Bing Liu: I do not have hard evidence. From my interactions with a few companies, I believe some sites are quite successful in detecting spam reviews. They are using different opinion mining, data mining, and machine learning algorithms.
content26: What is the most common type of opinion spamming? And how does it work?
Bing Liu: There are many types of spamming depending on the nature of the products and services. For example, an author who wrote a book may write a fake review himself/herself to promote the book and also ask friends and family to write. The publishers help too. Perhaps the most common—and probably the most damaging—type of opinion spamming is when manufacturers and retailers hire people (even professionals) to write fake reviews on different websites in order to promote their products. There are now companies in the business of writing fake reviews for their clients. Their writing strategies and techniques are also evolving.

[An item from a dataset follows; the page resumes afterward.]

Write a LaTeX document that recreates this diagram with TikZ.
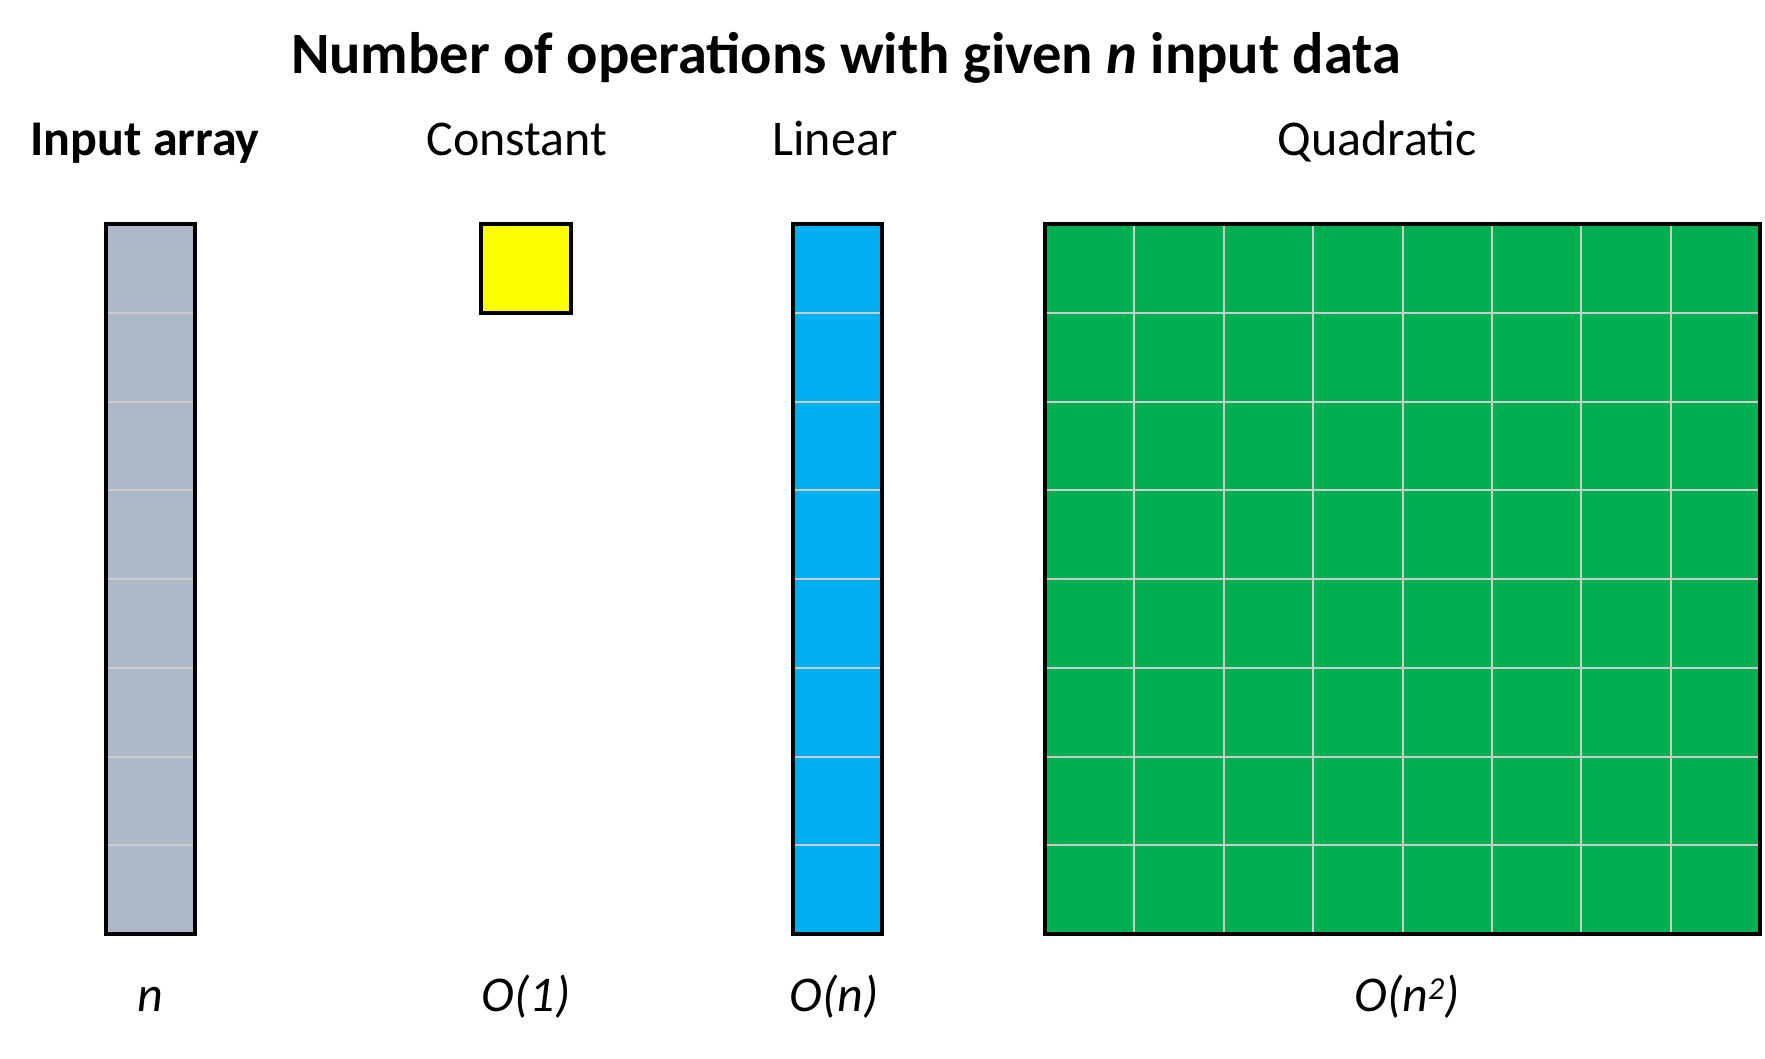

content26: Who hires these spammers?
Bing Liu: Retailers, manufacturers, and businesses in general.
content26: Who are the spammers? College students? Midwestern housewives?
Bing Liu: I have not personally heard of housewives doing it, but yes, college students and also IT professionals mostly from developing countries. Of course, people in businesses are writing for themselves too.
“
Perhaps the most interesting research direction is the integration of behavioral patterns of reviewers, as well as the psycholinguistics, deception, and stylistic signals in the text for building detection models.
content26: What is some of the most interesting ongoing research in the area of identifying deceptive reviews?
Bing Liu: Researchers are detecting different types of spam using different algorithms. All of them are very interesting. Perhaps the most interesting research direction is the integration of behavioral patterns of reviewers, as well as the psycholinguistics, deception and stylistic signals in the text for building detection models.
content26: Do you think deceptive reviews will remain a problem five years from now? Or will they be so easy to detect that it no longer pays?
Bing Liu: I think it will be a problem for a long time because the incentive is very strong. It is a hidden form of advertising and marketing, and it is extremely cheap. One cannot imagine doing an advertising campaign with $500 in the traditional media, but in social media it is easily done. However, as the detection algorithms are becoming more mature and sophisticated, it will become harder to spam, so the number of fake reviews will decrease. This is an arms race.
Bing Liu
Bing Liu is a professor of computer science at the University of Illinois at Chicago (UIC). He received his PhD in artificial intelligence from the University of Edinburgh. His research interests include opinion mining and sentiment analysis, opinion spam (e.g., fake reviews) detection, web mining, and data mining.
Liu has served as technical program chair of many data mining conferences, including KDD, ICDM, WSDM, SDM, CIKM, and PAKDD, and is on the editorial boards of several leading journals.